What the task asks – Repeat the material exactly from its first line to the line that includes "from matplotlib.patches import Polygon". Skip pictures.

--- begin ---

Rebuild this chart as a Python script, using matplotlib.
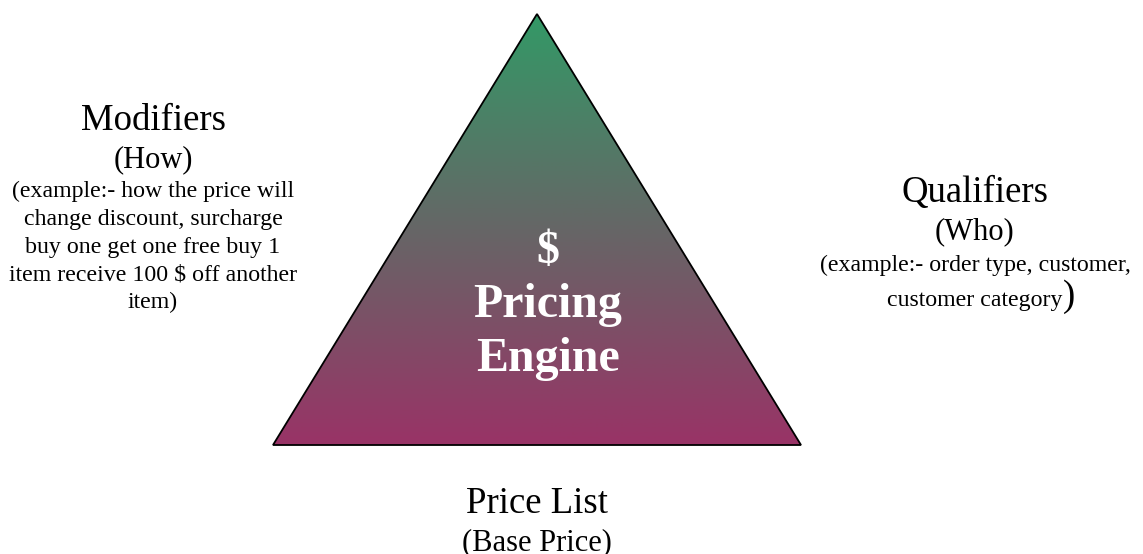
import numpy as np
import matplotlib
matplotlib.use("Agg")
import matplotlib.pyplot as plt
from matplotlib.colors import LinearSegmentedColormap
from matplotlib.patches import Polygon

plt.rcParams['font.family'] = ['Liberation Serif', 'DejaVu Serif']

# triangle corners (pixel space of the figure)
tri_x = [537, 801, 273]
tri_y = [14, 445, 445]
grad_colors = ['#339966', '#993366']

center_lines = ['$', 'Pricing', 'Engine']
modifiers_title = 'Modifiers'
modifiers_sub = '(How)'
modifiers_lines = ['(example:- how the price will', 'change discount, surcharge',
                   'buy one get one free buy 1', 'item receive 100 $ off another', 'item)']
qualifiers_title = 'Qualifiers'
qualifiers_sub = '(Who)'
qualifiers_lines = ['(example:- order type, customer,', 'customer category']
pricelist_title = 'Price List'
pricelist_sub = '(Base Price)'

fig = plt.figure(figsize=(11.43, 5.54), dpi=100)
ax = fig.add_axes([0, 0, 1, 1])
ax.axis('off')

# gradient clipped to the triangle
cmap = LinearSegmentedColormap.from_list('grad', grad_colors)
grad = np.linspace(0, 1, 256).reshape(-1, 1)
im = ax.imshow(grad, cmap=cmap, aspect='auto',
               extent=[min(tri_x), max(tri_x), max(tri_y), min(tri_y)], zorder=1)
tri = Polygon(list(zip(tri_x, tri_y)), closed=True, facecolor='none',
              edgecolor='black', linewidth=1.3, joinstyle='miter', zorder=2)
ax.add_patch(tri)
im.set_clip_path(tri)
ax.set_xlim(0, 1143)
ax.set_ylim(554, 0)

# center label
ax.text(548, 263, center_lines[0], ha='center', va='baseline', color='white',
        fontsize=33, fontweight='bold', zorder=3)
for i, s in enumerate(center_lines[1:]):
    ax.text(548, 317 + i * 54, s, ha='center', va='baseline', color='white',
            fontsize=34.5, fontweight='bold', zorder=3)

# Modifiers block
ax.text(153, 130, modifiers_title, ha='center', va='baseline', fontsize=26.5)
ax.text(153, 167, modifiers_sub, ha='center', va='baseline', fontsize=22)
for i, s in enumerate(modifiers_lines):
    ax.text(153, 197 + i * 27.8, s, ha='center', va='baseline', fontsize=17.2)

# Qualifiers block
ax.text(975, 202, qualifiers_title, ha='center', va='baseline', fontsize=26.5)
ax.text(975, 239, qualifiers_sub, ha='center', va='baseline', fontsize=22)
ax.text(975, 271, qualifiers_lines[0], ha='center', va='baseline', fontsize=17.2)
ax.text(975, 306, qualifiers_lines[1], ha='center', va='baseline', fontsize=17.2)
ax.text(1063, 306, ')', ha='left', va='baseline', fontsize=26.5)

# Price List block
ax.text(537, 513, pricelist_title, ha='center', va='baseline', fontsize=26.5)
ax.text(537, 550, pricelist_sub, ha='center', va='baseline', fontsize=22)

fig.savefig('out.png', dpi=100)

--- end ---

Solution to this problem –
Rebuild this chart as a Python script, using matplotlib.
import numpy as np
import matplotlib
matplotlib.use("Agg")
import matplotlib.pyplot as plt
from matplotlib.colors import LinearSegmentedColormap
from matplotlib.patches import Polygon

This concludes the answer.